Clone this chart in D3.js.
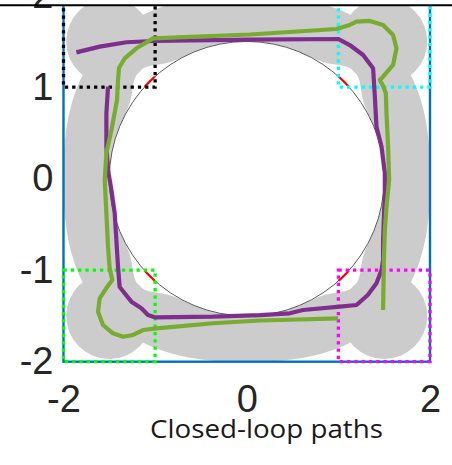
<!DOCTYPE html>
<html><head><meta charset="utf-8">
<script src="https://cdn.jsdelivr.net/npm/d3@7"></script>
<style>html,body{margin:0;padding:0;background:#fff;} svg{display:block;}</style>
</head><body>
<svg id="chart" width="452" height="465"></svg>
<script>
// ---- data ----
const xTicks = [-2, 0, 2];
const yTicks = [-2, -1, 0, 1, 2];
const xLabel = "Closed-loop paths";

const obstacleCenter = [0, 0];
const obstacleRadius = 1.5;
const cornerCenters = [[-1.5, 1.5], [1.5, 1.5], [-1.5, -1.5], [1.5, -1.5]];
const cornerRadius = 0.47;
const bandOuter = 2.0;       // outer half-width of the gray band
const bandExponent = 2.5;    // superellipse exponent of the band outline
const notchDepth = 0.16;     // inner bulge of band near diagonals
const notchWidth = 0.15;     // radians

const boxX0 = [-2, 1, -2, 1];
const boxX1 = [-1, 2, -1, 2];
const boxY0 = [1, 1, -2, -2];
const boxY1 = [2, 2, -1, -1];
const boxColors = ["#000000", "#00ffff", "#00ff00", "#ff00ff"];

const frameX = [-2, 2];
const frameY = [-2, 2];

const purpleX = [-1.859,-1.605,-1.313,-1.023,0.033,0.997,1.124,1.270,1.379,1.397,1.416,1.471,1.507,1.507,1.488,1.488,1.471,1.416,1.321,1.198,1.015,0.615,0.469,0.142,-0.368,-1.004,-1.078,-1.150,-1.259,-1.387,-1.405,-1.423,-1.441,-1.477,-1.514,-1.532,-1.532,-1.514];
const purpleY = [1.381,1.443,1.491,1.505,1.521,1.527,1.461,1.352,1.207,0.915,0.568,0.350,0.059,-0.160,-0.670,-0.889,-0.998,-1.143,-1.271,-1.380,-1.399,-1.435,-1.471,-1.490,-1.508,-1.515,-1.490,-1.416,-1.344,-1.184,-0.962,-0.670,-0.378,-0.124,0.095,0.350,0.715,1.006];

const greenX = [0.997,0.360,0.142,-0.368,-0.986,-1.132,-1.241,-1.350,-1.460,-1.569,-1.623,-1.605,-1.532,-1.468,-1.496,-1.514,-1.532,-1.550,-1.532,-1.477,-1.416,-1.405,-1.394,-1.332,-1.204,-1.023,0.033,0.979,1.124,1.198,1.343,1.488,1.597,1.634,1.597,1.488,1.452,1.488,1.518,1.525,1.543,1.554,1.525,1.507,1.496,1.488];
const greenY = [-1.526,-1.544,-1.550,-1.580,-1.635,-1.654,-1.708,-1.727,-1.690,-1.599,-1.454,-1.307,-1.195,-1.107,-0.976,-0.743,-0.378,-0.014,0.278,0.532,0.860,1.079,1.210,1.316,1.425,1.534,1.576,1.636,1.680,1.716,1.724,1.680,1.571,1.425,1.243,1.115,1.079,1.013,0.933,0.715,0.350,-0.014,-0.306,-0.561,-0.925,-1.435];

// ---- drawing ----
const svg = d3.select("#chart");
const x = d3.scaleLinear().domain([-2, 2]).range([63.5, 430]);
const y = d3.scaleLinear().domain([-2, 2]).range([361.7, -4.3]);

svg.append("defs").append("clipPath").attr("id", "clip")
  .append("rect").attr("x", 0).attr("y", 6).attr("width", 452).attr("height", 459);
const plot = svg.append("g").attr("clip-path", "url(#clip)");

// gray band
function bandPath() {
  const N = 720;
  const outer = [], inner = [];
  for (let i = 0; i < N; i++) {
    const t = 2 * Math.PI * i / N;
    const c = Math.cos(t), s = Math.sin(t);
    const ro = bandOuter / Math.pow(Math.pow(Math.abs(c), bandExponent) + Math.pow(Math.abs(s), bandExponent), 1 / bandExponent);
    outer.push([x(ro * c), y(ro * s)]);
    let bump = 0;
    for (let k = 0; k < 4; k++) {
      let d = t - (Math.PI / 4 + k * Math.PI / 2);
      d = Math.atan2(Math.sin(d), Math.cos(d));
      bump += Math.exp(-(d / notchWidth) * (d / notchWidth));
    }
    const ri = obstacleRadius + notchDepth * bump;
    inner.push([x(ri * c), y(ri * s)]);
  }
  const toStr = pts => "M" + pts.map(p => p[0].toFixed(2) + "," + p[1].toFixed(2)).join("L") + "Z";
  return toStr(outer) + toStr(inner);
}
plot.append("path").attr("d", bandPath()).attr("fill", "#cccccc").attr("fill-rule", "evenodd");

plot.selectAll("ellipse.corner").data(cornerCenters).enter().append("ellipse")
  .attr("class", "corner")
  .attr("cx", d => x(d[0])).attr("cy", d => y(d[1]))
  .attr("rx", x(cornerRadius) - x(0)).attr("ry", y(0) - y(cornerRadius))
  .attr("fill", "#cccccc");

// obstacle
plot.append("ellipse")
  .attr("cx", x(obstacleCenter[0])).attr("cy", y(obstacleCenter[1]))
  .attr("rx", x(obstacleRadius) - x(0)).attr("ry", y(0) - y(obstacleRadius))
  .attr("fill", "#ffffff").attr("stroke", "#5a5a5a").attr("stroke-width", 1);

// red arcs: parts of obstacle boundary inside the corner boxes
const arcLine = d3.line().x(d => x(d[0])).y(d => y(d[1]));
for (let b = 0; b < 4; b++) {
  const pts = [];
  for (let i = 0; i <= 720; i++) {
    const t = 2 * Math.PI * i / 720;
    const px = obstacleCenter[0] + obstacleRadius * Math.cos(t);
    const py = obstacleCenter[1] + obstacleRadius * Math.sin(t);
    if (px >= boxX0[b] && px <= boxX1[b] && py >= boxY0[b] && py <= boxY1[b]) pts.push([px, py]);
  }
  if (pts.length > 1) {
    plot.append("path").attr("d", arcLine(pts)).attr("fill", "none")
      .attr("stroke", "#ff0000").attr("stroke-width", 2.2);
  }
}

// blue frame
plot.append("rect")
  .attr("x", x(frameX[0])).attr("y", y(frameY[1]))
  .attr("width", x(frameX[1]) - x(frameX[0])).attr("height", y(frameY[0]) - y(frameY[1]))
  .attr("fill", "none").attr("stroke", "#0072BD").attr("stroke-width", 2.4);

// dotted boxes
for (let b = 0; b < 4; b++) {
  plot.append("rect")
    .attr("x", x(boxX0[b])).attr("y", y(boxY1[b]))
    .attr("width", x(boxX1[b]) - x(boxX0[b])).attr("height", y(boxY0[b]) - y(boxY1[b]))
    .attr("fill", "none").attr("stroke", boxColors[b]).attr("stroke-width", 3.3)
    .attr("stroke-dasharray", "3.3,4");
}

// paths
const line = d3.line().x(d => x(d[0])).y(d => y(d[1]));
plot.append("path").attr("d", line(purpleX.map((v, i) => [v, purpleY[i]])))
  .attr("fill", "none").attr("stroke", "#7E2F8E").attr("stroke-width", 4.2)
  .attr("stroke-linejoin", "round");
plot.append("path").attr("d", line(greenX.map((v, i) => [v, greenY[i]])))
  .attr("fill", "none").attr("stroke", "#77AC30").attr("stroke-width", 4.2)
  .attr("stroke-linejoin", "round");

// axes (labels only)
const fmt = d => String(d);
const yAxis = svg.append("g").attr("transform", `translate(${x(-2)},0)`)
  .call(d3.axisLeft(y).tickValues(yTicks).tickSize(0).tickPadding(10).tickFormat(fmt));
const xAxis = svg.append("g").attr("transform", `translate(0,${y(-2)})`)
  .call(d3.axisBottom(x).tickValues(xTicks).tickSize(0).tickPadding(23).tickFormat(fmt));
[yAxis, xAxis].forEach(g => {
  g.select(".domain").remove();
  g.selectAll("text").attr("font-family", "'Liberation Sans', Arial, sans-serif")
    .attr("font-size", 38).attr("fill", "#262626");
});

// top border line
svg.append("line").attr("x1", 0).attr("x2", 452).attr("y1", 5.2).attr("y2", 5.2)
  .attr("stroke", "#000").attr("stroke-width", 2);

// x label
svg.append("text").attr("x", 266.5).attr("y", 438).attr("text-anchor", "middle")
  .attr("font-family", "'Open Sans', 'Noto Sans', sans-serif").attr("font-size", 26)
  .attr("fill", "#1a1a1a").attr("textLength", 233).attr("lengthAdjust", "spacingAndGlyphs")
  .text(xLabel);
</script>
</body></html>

...

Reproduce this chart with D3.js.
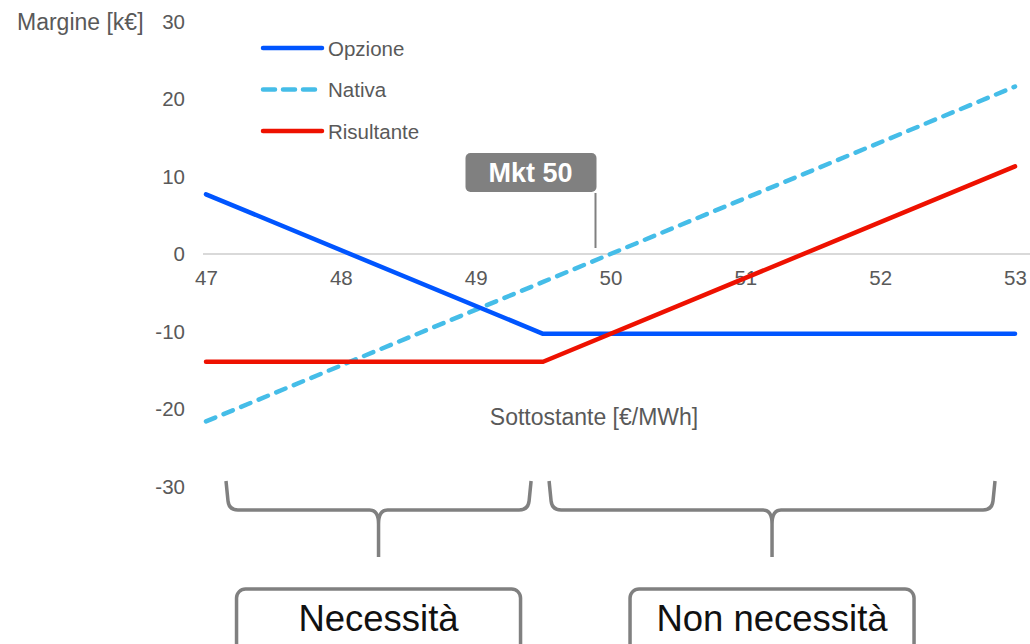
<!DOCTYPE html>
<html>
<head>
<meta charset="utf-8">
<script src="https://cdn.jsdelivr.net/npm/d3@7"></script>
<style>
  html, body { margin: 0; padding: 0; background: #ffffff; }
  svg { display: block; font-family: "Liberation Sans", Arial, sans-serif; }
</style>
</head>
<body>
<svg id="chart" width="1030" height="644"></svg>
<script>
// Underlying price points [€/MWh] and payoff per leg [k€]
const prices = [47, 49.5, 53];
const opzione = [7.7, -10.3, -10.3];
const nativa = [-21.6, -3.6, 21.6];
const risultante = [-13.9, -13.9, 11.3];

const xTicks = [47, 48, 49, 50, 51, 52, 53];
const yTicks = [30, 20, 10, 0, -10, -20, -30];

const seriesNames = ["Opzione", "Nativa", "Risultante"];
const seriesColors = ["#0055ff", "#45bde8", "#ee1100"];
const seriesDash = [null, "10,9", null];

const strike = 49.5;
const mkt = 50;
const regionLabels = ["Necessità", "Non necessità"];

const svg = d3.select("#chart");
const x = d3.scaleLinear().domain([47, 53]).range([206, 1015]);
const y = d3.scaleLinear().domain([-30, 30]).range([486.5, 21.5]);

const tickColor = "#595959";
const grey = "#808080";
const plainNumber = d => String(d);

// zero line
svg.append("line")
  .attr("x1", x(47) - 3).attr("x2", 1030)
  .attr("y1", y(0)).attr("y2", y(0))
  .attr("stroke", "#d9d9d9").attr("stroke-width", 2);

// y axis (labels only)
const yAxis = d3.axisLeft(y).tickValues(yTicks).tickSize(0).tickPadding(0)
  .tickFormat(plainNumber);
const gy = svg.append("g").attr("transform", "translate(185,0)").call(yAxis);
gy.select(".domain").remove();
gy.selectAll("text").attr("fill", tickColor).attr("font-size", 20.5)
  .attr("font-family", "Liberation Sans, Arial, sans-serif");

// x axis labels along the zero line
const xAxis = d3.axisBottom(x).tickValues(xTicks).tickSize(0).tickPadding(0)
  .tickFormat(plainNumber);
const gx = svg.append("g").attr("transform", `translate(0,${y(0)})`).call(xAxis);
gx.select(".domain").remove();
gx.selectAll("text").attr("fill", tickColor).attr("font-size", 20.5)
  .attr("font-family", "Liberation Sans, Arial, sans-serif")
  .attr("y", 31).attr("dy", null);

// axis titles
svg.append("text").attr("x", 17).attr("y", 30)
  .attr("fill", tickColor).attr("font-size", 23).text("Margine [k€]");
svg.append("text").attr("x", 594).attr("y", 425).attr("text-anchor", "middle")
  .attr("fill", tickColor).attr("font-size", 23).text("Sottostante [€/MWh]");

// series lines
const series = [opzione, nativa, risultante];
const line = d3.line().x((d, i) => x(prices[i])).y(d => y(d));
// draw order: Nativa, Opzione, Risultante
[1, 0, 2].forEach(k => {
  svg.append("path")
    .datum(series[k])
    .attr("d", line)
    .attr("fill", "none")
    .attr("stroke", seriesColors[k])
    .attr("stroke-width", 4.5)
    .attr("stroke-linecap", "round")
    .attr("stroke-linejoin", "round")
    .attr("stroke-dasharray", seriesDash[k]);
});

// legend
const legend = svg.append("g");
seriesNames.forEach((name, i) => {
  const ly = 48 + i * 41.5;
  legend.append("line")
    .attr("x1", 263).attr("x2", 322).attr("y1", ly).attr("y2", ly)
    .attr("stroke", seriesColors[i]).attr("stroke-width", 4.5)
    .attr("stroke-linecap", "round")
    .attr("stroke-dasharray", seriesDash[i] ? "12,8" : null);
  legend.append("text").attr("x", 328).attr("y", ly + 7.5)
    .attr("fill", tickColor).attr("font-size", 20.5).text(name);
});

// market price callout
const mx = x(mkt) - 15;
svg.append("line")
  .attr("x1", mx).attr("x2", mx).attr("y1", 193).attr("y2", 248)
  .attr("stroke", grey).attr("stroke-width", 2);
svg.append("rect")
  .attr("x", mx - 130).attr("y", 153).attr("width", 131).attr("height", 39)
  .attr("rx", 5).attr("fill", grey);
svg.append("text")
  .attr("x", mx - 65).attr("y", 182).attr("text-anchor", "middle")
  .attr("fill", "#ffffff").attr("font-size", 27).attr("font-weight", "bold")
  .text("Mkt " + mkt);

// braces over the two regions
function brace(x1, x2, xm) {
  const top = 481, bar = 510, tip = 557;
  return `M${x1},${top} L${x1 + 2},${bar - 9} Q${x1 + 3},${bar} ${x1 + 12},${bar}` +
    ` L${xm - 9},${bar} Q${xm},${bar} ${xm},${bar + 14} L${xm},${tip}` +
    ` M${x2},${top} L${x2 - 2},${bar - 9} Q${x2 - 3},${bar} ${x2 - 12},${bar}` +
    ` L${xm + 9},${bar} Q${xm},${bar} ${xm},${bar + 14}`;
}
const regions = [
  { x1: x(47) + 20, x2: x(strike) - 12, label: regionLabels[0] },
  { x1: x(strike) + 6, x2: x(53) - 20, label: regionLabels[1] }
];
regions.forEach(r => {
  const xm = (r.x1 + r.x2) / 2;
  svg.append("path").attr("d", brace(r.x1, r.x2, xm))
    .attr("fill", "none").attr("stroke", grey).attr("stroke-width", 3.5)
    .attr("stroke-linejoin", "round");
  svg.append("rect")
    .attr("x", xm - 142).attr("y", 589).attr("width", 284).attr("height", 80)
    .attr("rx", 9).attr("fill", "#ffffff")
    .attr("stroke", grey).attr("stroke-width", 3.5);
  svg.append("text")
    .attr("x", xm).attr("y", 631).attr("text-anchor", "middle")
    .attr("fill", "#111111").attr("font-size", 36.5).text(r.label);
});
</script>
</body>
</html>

▶ What the task requires
How many of the lines above hold the word "this"? Give only that number.

▶ Full solution
2